For the Dogs there were none better than Luke Dahlhaus. He matched Caddy for disposals and proved a headache for the Cats all day. Mitch Wallis and Jack Macrae exerted influence as the game progressed and Dale Morris was solid in his 200th. Tory Dickson chipped in with three goals and Murphy was precise while Marcus Bontempelli had a rare quiet game.

On this day Geelong closed the gap slightly on one of the teams they must beat to make the finals for a ninth year in a row. However they are at a delicate stage where a couple more losses will probably see them out of contention.

If the Bulldogs can regroup quickly and start winning again after an off day at Kardinia Park a finals spot should be theirs for the taking.

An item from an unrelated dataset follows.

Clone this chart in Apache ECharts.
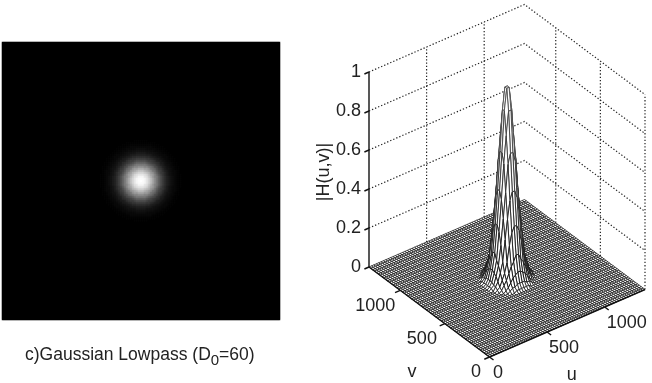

There’s much to like about this young, skilful side. You’d think Teddy would be nodding and agreeing, with a smile on his face.



Geelong                  3.4 4.8 8.10 10.12 (72)
Western Bulldogs 2.2 3.4 6.10 9.10 (64)

Goals Geelong: Hawkins, Motlop 3; Gregson, Walker, Duncan, Caddy

Western Bulldogs: Dickson 3; Wallis 2; Redpath, Dahlhaus, Grant, Stringer

Best Geelong: Caddy, Enright, Lonergan, Motlop, Duncan, Bartel

Western Bulldogs: Dalhaus, Wallis, Macrae, Dickson, Morris, Murphy

Crowd: 25,041

Umpires: Donlon, Chamberlain, Ryan

Our Votes: Caddy (G) 3, Dahlhaus(WB) 2, Motlop (G) 1


  1. Terrific meander down memory lane Burkie. Doug Wade’s flat punt was something to behold. Did you have a chat about Doug’s 11 goal game to old mate G Merrington at the All Nations?

    Cats were just OK last week. But a win is a win.

  2. G’day Dips. Nah, I didn’t want to interrupt Gary when he was busy pouring us beautiful beers at the All Nations. Pretty sure it was him on Wadey in that long-ago game though. Probably did well to keep him to eleven with so much of the ball coming his way.